Water that runs brown for the first 30 seconds. This is common in apartments that have been empty for a few weeks. Run cold water for two to three minutes. If it does not clear, contact maintenance.
Internet speed that is dramatically slower than the plan you ordered. Hardwire your laptop to the modem with an Ethernet cable and run a speed test at fast.com. If the wired speed matches your plan, the issue is Wi-Fi placement. If wired speed is also slow, that is a provider issue worth calling about.
Frequently Asked Questions About Student Apartment Utilities
How early should I set up utilities before move-in?
Internet should be ordered 2 to 3 weeks ahead because installation slots fill fast during peak student move-in periods. Electric and gas typically need 7 to 10 business days. Water, trash, and similar landlord-coordinated services are often handled by the property manager.
How much does it cost to set up utilities for a new apartment?
Setup fees range from $0 to about $200 across all utilities. Deposits depend on credit history and can add $0 to $300 per service. Most students with limited credit pay roughly $100 to $400 in upfront costs before the first month’s actual usage bills.
Do most student apartments include utilities in rent?
It varies. Purpose-built student housing (Hub-style complexes) often includes water, trash, and basic internet. Houses and smaller buildings typically bill all utilities separately. Read the specific lease — assumptions about what’s included are how students end up surprised by their second-month bills.
What’s the best way to split utilities between roommates?
Splitwise is the most common for student groups. The app tracks who owes who, integrates with Venmo for payments, and removes the math from monthly conversations. Equal four-way splits work for groups with similar usage patterns; usage-weighted splits work better when one person is home 80% of the time and another is gone every weekend.
What happens if I do not set up renters insurance?

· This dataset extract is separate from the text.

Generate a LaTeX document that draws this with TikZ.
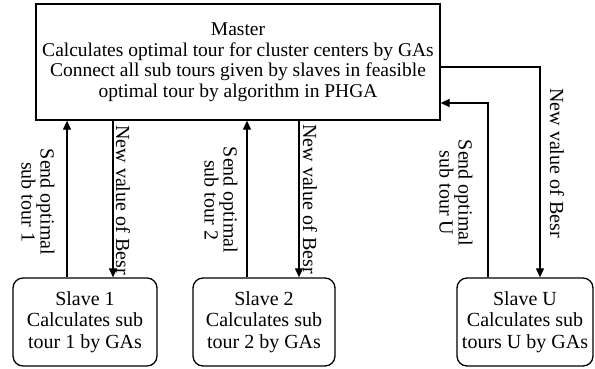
\documentclass[tikz,border=0pt]{standalone}
\usepackage{fontspec}
\setmainfont{Liberation Serif}
\usetikzlibrary{arrows.meta,calc}
\begin{document}
\begin{tikzpicture}[x=1pt,y=-1pt,
  box/.style={draw,line width=1.3pt,align=center,inner sep=0pt},
  slavebox/.style={box,rounded corners=10pt,minimum height=88pt,font=\fontsize{20}{21.5}\selectfont},
  arr/.style={line width=1.2pt,-{Triangle[length=9pt,width=8pt]}},
  lbl/.style={rotate=-90,align=center,font=\fontsize{20}{19}\selectfont,inner sep=0pt}]
\useasboundingbox (0,0) rectangle (595,368);
\node[box,minimum width=404pt,minimum height=116pt,font=\fontsize{19.5}{20.5}\selectfont] (m) at (238,62)
  {Master\\Calculates optimal tour for cluster centers by GAs\\Connect all sub tours given by slaves in feasible\\optimal tour by algorithm in PHGA};
\node[slavebox,minimum width=144pt] (s1) at (85,322) {Slave 1\\Calculates sub\\tour 1 by GAs};
\node[slavebox,minimum width=142pt] (s2) at (264,322) {Slave 2\\Calculates sub\\tour 2 by GAs};
\node[slavebox,minimum width=136pt] (su) at (525,322) {Slave U\\Calculates sub\\tours U by GAs};
% slave 1
\draw[arr] (s1.north -| 67,0) -- (m.south -| 67,0);
\draw[arr] (m.south -| 113,0) -- (s1.north -| 113,0);
% slave 2
\draw[arr] (s2.north -| 247,0) -- (m.south -| 247,0);
\draw[arr] (m.south -| 299,0) -- (s2.north -| 299,0);
% slave U
\draw[arr] (su.north -| 488,0) -- (488,103) -- (m.east |- 0,103);
\draw[arr] (m.east |- 0,67) -- (540,67) -- (su.north -| 540,0);
% labels
\node[lbl] (l1) at (38,202) {Send optimal\\sub tour 1};
\node[lbl] (l2) at (123,200) {New value of Besr};
\node[lbl] (l3) at (221,200) {Send optimal\\sub tour 2};
\node[lbl] (l4) at (310,199) {New value of Besr};
\node[lbl] (l5) at (456,193) {Send optimal\\sub tour U};
\node[lbl] (l6) at (557,163) {New value of Besr};
\end{tikzpicture}
\end{document}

Most landlords require it as a lease term. Without it, you are personally liable for damages to your unit or your stuff being stolen. At $10 to $15 a month for $20,000 to $30,000 of coverage, renters insurance is the cheapest financial protection most students will buy.
Can international students set up utilities without a Social Security number?
Yes, but it is harder. Most providers will accept a passport plus a higher deposit ($150 to $300 is common) in place of an SSN. Some providers require a US co-signer. Call before assuming — international student services at most universities have provider lists that work without an SSN.
Bottom Line on Setting Up Student Apartment Utilities
Order internet the day you sign the lease. Set up electric and gas 7 to 10 business days before move-in. Decide your roommate split method before the first bill arrives. Set everything to autopay. Read your lease so you know what’s included and what’s not.
This is one of those tasks where 90 minutes of work the week before move-in saves a month of confusion and roommate friction. Worth doing it right the first time.